* BEGIN Data extract *

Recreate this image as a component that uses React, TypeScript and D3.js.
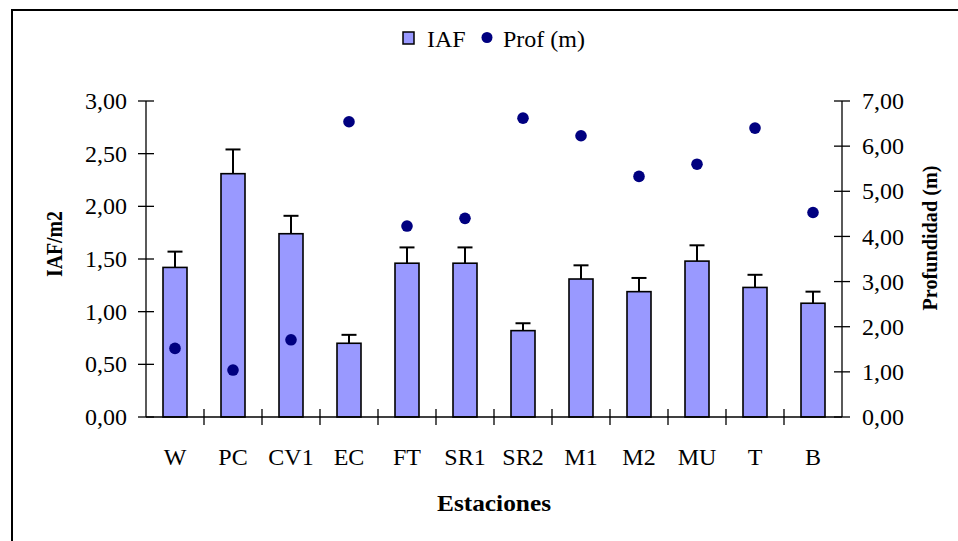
import React from 'react';
import * as d3 from 'd3';

// data
const estaciones = ['W', 'PC', 'CV1', 'EC', 'FT', 'SR1', 'SR2', 'M1', 'M2', 'MU', 'T', 'B'];
const iaf = [1.42, 2.31, 1.74, 0.7, 1.46, 1.46, 0.82, 1.31, 1.19, 1.48, 1.23, 1.08];
const iafErr = [0.15, 0.23, 0.17, 0.08, 0.15, 0.15, 0.07, 0.13, 0.13, 0.15, 0.12, 0.11];
const profundidad = [1.52, 1.04, 1.71, 6.54, 4.23, 4.4, 6.62, 6.23, 5.33, 5.6, 6.4, 4.53];
const leftTicks = [0, 0.5, 1, 1.5, 2, 2.5, 3];
const rightTicks = [0, 1, 2, 3, 4, 5, 6, 7];

const W = 958;
const H = 541;
const margin = {top: 101, right: 116, bottom: 124, left: 146};
const font = '"Liberation Serif", "Times New Roman", serif';
const fmt = (v: number, d: number) => v.toFixed(d).replace('.', ',');

export default function App() {
  const x = d3
    .scaleBand()
    .domain(estaciones)
    .range([margin.left, W - margin.right]);
  const y = d3.scaleLinear().domain([0, 3]).range([H - margin.bottom, margin.top]);
  const y2 = d3.scaleLinear().domain([0, 7]).range([H - margin.bottom, margin.top]);
  const base = y(0);
  const barW = 24;
  const x0 = margin.left;
  const x1 = W - margin.right;

  return (
    <svg
      width={W}
      height={H}
      style={{position: 'absolute', left: 0, top: 0, background: '#fff'}}
      fontFamily={font}
    >
      <rect x={12} y={10} width={980} height={580} fill="none" stroke="#000" strokeWidth={2} />

      {/* legend */}
      <g>
        <rect x={403} y={32} width={11} height={12} fill="#9999FF" stroke="#000" strokeWidth={1.5} />
        <text x={427} y={47} fontSize={24}>IAF</text>
        <circle cx={487} cy={37.5} r={5.5} fill="#000080" />
        <text x={503} y={47} fontSize={24}>Prof (m)</text>
      </g>

      {/* bars */}
      {estaciones.map((d, i) => {
        const cx = (x(d) as number) + x.bandwidth() / 2;
        return (
          <g key={d}>
            <line x1={cx} x2={cx} y1={y(iaf[i])} y2={y(iaf[i] + iafErr[i])} stroke="#000" strokeWidth={2} />
            <line x1={cx - 7.5} x2={cx + 7.5} y1={y(iaf[i] + iafErr[i])} y2={y(iaf[i] + iafErr[i])} stroke="#000" strokeWidth={2} />
            <rect
              x={cx - barW / 2}
              y={y(iaf[i])}
              width={barW}
              height={base - y(iaf[i])}
              fill="#9999FF"
              stroke="#000"
              strokeWidth={1.6}
            />
          </g>
        );
      })}

      {/* axes */}
      <line x1={x0} x2={x0} y1={margin.top} y2={base} stroke="#000" strokeWidth={1.3} />
      <line x1={x1} x2={x1} y1={margin.top} y2={base} stroke="#000" strokeWidth={1.3} />
      <line x1={x0} x2={x1} y1={base} y2={base} stroke="#000" strokeWidth={1.3} />
      {leftTicks.map(t => (
        <g key={'l' + t}>
          <line x1={x0 - 8} x2={x0 + 8} y1={y(t)} y2={y(t)} stroke="#000" strokeWidth={1.3} />
          <text x={127} y={y(t)} dy="0.34em" textAnchor="end" fontSize={24}>
            {fmt(t, 2)}
          </text>
        </g>
      ))}
      {rightTicks.map(t => (
        <g key={'r' + t}>
          <line x1={x1 - 8} x2={x1 + 8} y1={y2(t)} y2={y2(t)} stroke="#000" strokeWidth={1.3} />
          <text x={862} y={y2(t)} dy="0.34em" textAnchor="start" fontSize={24}>
            {fmt(t, 2)}
          </text>
        </g>
      ))}
      {estaciones.map((d, i) => {
        const bx = (x(d) as number) + x.bandwidth();
        return i < estaciones.length - 1 ? (
          <line key={'t' + d} x1={bx} x2={bx} y1={base - 8} y2={base + 8} stroke="#000" strokeWidth={1.3} />
        ) : null;
      })}
      {estaciones.map(d => (
        <text
          key={'lab' + d}
          x={(x(d) as number) + x.bandwidth() / 2}
          y={465}
          textAnchor="middle"
          fontSize={24}
        >
          {d}
        </text>
      ))}

      {/* depth points */}
      {estaciones.map((d, i) => (
        <circle
          key={'p' + d}
          cx={(x(d) as number) + x.bandwidth() / 2}
          cy={y2(profundidad[i])}
          r={5.8}
          fill="#000080"
        />
      ))}

      {/* axis titles */}
      <text
        transform="translate(62,244) rotate(-90)"
        textAnchor="middle"
        fontSize={24}
        fontWeight="bold"
        textLength={66}
        lengthAdjust="spacingAndGlyphs"
      >
        IAF/m2
      </text>
      <text
        transform="translate(937,238) rotate(-90)"
        textAnchor="middle"
        fontSize={22}
        fontWeight="bold"
        textLength={145}
        lengthAdjust="spacingAndGlyphs"
      >
        Profundidad (m)
      </text>
      <text x={494} y={511} textAnchor="middle" fontSize={24} fontWeight="bold" textLength={114} lengthAdjust="spacingAndGlyphs">
        Estaciones
      </text>
    </svg>
  );
}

* END Data extract *

> _Requirements_: Write out the full set of lines verbatim, without the pictures.

> _Solution to this problem_:
Recreate this image as a component that uses React, TypeScript and D3.js.
import React from 'react';
import * as d3 from 'd3';

// data
const estaciones = ['W', 'PC', 'CV1', 'EC', 'FT', 'SR1', 'SR2', 'M1', 'M2', 'MU', 'T', 'B'];
const iaf = [1.42, 2.31, 1.74, 0.7, 1.46, 1.46, 0.82, 1.31, 1.19, 1.48, 1.23, 1.08];
const iafErr = [0.15, 0.23, 0.17, 0.08, 0.15, 0.15, 0.07, 0.13, 0.13, 0.15, 0.12, 0.11];
const profundidad = [1.52, 1.04, 1.71, 6.54, 4.23, 4.4, 6.62, 6.23, 5.33, 5.6, 6.4, 4.53];
const leftTicks = [0, 0.5, 1, 1.5, 2, 2.5, 3];
const rightTicks = [0, 1, 2, 3, 4, 5, 6, 7];

const W = 958;
const H = 541;
const margin = {top: 101, right: 116, bottom: 124, left: 146};
const font = '"Liberation Serif", "Times New Roman", serif';
const fmt = (v: number, d: number) => v.toFixed(d).replace('.', ',');

export default function App() {
  const x = d3
    .scaleBand()
    .domain(estaciones)
    .range([margin.left, W - margin.right]);
  const y = d3.scaleLinear().domain([0, 3]).range([H - margin.bottom, margin.top]);
  const y2 = d3.scaleLinear().domain([0, 7]).range([H - margin.bottom, margin.top]);
  const base = y(0);
  const barW = 24;
  const x0 = margin.left;
  const x1 = W - margin.right;

  return (
    <svg
      width={W}
      height={H}
      style={{position: 'absolute', left: 0, top: 0, background: '#fff'}}
      fontFamily={font}
    >
      <rect x={12} y={10} width={980} height={580} fill="none" stroke="#000" strokeWidth={2} />

      {/* legend */}
      <g>
        <rect x={403} y={32} width={11} height={12} fill="#9999FF" stroke="#000" strokeWidth={1.5} />
        <text x={427} y={47} fontSize={24}>IAF</text>
        <circle cx={487} cy={37.5} r={5.5} fill="#000080" />
        <text x={503} y={47} fontSize={24}>Prof (m)</text>
      </g>

      {/* bars */}
      {estaciones.map((d, i) => {
        const cx = (x(d) as number) + x.bandwidth() / 2;
        return (
          <g key={d}>
            <line x1={cx} x2={cx} y1={y(iaf[i])} y2={y(iaf[i] + iafErr[i])} stroke="#000" strokeWidth={2} />
            <line x1={cx - 7.5} x2={cx + 7.5} y1={y(iaf[i] + iafErr[i])} y2={y(iaf[i] + iafErr[i])} stroke="#000" strokeWidth={2} />
            <rect
              x={cx - barW / 2}
              y={y(iaf[i])}
              width={barW}
              height={base - y(iaf[i])}
              fill="#9999FF"
              stroke="#000"
              strokeWidth={1.6}
            />
          </g>
        );
      })}

      {/* axes */}
      <line x1={x0} x2={x0} y1={margin.top} y2={base} stroke="#000" strokeWidth={1.3} />
      <line x1={x1} x2={x1} y1={margin.top} y2={base} stroke="#000" strokeWidth={1.3} />
      <line x1={x0} x2={x1} y1={base} y2={base} stroke="#000" strokeWidth={1.3} />
      {leftTicks.map(t => (
        <g key={'l' + t}>
          <line x1={x0 - 8} x2={x0 + 8} y1={y(t)} y2={y(t)} stroke="#000" strokeWidth={1.3} />
          <text x={127} y={y(t)} dy="0.34em" textAnchor="end" fontSize={24}>
            {fmt(t, 2)}
          </text>
        </g>
      ))}
      {rightTicks.map(t => (
        <g key={'r' + t}>
          <line x1={x1 - 8} x2={x1 + 8} y1={y2(t)} y2={y2(t)} stroke="#000" strokeWidth={1.3} />
          <text x={862} y={y2(t)} dy="0.34em" textAnchor="start" fontSize={24}>
            {fmt(t, 2)}
          </text>
        </g>
      ))}
      {estaciones.map((d, i) => {
        const bx = (x(d) as number) + x.bandwidth();
        return i < estaciones.length - 1 ? (
          <line key={'t' + d} x1={bx} x2={bx} y1={base - 8} y2={base + 8} stroke="#000" strokeWidth={1.3} />
        ) : null;
      })}
      {estaciones.map(d => (
        <text
          key={'lab' + d}
          x={(x(d) as number) + x.bandwidth() / 2}
          y={465}
          textAnchor="middle"
          fontSize={24}
        >
          {d}
        </text>
      ))}

      {/* depth points */}
      {estaciones.map((d, i) => (
        <circle
          key={'p' + d}
          cx={(x(d) as number) + x.bandwidth() / 2}
          cy={y2(profundidad[i])}
          r={5.8}
          fill="#000080"
        />
      ))}

      {/* axis titles */}
      <text
        transform="translate(62,244) rotate(-90)"
        textAnchor="middle"
        fontSize={24}
        fontWeight="bold"
        textLength={66}
        lengthAdjust="spacingAndGlyphs"
      >
        IAF/m2
      </text>
      <text
        transform="translate(937,238) rotate(-90)"
        textAnchor="middle"
        fontSize={22}
        fontWeight="bold"
        textLength={145}
        lengthAdjust="spacingAndGlyphs"
      >
        Profundidad (m)
      </text>
      <text x={494} y={511} textAnchor="middle" fontSize={24} fontWeight="bold" textLength={114} lengthAdjust="spacingAndGlyphs">
        Estaciones
      </text>
    </svg>
  );
}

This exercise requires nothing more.